**Records shown:**
┏━━
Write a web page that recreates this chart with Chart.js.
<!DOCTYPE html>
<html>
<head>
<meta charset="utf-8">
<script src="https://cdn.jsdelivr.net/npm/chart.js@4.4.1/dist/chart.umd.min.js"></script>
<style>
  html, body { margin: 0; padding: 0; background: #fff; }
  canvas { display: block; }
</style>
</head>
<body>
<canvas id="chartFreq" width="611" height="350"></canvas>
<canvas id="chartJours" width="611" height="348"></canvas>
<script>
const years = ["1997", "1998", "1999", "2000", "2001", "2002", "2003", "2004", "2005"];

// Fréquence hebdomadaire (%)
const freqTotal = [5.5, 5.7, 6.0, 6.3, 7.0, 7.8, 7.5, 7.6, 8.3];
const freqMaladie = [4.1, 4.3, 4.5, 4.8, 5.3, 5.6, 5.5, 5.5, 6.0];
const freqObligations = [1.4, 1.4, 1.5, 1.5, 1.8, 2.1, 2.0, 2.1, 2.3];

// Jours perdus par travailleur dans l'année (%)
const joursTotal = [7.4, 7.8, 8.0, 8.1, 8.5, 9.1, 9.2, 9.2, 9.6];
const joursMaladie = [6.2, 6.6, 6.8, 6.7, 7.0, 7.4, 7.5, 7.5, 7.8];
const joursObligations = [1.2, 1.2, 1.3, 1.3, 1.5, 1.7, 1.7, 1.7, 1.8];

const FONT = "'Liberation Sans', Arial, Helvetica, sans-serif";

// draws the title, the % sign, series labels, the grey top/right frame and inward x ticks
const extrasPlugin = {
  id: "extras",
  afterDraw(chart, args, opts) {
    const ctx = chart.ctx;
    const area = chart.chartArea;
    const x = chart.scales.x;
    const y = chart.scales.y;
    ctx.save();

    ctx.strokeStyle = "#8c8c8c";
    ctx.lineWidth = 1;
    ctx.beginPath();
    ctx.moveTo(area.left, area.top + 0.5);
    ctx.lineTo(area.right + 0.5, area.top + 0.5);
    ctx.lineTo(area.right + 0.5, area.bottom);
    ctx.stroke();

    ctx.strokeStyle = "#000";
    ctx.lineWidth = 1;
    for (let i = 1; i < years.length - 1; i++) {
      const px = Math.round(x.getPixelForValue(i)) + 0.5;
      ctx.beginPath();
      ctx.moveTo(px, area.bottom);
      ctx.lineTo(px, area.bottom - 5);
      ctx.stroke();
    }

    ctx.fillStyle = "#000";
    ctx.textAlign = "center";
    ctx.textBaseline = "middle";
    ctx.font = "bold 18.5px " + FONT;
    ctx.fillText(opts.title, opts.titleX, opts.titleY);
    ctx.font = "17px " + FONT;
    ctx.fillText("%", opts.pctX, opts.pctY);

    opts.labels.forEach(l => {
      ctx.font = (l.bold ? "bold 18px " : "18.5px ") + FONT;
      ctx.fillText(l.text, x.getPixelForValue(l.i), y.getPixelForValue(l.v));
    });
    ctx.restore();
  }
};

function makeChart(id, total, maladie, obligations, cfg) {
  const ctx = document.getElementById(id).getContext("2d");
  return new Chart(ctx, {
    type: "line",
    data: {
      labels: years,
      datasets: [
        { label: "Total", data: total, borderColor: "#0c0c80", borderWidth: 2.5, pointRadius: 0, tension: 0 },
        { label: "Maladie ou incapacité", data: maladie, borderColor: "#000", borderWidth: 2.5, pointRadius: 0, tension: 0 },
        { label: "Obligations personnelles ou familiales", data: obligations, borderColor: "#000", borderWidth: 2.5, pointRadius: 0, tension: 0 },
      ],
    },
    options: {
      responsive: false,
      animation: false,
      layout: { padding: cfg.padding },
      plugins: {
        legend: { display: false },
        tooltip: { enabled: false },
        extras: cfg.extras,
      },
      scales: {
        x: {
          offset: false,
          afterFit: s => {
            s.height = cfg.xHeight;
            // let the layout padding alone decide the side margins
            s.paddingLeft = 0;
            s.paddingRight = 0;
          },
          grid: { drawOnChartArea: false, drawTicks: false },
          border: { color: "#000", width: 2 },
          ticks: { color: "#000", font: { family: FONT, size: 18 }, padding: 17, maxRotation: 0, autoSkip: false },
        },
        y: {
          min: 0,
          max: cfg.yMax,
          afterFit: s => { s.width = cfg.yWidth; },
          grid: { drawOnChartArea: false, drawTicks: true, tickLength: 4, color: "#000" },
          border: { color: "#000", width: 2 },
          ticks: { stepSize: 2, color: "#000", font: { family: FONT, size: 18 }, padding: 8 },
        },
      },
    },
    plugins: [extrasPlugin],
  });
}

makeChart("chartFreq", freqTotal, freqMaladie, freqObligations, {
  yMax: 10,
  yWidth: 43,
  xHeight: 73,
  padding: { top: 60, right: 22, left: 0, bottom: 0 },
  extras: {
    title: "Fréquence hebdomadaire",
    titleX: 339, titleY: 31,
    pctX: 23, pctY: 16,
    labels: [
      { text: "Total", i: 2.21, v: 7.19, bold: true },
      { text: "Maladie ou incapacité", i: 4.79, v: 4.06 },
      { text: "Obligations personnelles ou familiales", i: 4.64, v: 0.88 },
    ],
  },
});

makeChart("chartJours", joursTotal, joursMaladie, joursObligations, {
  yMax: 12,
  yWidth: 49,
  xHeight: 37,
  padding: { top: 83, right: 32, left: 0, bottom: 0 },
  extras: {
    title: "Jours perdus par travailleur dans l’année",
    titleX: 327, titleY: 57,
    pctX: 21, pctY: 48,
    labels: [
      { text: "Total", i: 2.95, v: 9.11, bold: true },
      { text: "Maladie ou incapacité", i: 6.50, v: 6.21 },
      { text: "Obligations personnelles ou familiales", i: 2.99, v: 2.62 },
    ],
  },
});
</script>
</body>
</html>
┗━━
┏━━
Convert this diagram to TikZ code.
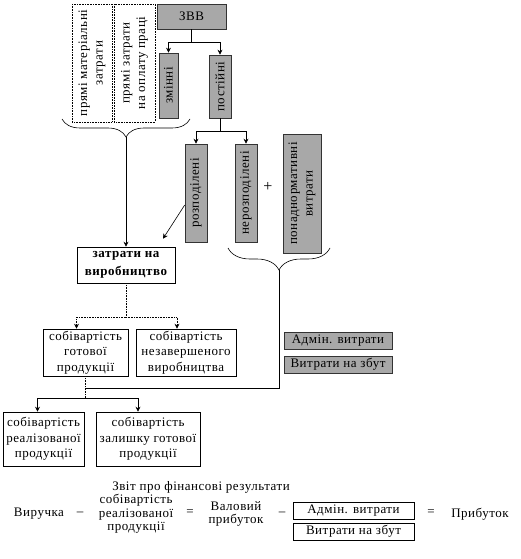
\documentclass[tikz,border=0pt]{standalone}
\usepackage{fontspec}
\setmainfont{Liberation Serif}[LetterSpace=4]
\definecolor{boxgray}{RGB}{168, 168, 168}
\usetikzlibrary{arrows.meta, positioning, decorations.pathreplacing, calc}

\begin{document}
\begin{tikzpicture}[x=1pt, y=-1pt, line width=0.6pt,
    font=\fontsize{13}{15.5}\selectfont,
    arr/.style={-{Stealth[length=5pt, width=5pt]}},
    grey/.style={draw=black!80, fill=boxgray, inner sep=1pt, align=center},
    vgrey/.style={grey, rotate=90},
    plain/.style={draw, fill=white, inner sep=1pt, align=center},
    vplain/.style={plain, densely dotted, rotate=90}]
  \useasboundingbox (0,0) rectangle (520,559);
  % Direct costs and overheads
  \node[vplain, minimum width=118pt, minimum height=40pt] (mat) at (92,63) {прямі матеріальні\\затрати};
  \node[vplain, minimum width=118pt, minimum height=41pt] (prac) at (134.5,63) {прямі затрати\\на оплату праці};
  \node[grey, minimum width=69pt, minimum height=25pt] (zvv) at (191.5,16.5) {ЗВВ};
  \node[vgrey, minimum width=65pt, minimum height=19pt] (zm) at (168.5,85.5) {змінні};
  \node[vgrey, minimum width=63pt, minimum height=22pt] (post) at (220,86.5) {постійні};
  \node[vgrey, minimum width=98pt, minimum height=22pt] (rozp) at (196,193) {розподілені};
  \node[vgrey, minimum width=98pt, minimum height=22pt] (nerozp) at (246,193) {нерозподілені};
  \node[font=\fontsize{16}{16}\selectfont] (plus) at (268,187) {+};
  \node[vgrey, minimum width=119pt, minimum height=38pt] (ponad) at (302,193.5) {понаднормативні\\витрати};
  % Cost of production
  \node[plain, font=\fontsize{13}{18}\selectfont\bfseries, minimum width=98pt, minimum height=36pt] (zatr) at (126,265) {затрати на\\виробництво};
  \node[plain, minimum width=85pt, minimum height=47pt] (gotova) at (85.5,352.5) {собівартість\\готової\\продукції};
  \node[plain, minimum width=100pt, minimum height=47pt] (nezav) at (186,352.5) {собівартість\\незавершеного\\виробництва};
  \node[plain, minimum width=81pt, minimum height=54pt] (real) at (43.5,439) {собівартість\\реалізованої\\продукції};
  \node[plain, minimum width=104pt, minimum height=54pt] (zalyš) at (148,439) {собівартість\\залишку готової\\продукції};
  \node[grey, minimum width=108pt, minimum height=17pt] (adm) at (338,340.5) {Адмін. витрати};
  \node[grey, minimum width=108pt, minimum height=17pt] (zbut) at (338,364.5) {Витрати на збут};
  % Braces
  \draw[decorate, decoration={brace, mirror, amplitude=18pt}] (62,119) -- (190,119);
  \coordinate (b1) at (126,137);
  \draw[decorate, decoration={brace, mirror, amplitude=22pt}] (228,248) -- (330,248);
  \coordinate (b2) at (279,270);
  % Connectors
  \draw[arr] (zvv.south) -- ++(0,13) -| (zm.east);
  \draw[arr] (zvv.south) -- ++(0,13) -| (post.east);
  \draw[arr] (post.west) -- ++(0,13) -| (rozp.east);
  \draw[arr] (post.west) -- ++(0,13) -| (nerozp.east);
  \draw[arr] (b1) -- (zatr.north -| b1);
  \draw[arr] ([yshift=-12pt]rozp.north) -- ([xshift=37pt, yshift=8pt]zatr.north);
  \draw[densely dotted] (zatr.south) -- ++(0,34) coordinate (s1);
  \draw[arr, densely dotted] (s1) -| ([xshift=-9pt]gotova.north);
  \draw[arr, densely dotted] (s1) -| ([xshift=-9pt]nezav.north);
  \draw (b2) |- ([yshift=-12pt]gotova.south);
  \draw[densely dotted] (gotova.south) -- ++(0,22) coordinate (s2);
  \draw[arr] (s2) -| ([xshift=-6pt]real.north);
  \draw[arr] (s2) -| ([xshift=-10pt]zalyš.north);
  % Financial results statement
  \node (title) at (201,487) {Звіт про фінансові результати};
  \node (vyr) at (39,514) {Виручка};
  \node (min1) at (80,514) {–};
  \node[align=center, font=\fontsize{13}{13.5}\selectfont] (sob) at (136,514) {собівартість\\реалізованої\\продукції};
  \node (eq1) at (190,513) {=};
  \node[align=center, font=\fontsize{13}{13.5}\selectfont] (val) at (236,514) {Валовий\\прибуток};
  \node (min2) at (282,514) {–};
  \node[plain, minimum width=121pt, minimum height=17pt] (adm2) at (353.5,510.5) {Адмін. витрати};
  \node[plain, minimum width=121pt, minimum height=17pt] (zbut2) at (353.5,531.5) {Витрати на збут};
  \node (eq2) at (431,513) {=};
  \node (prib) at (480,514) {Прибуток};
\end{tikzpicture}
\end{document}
┗━━
**The exercise:** Using the records above, gather all lines where the string "this" is present.

**Reply:**
Write a web page that recreates this chart with Chart.js.
Convert this diagram to TikZ code.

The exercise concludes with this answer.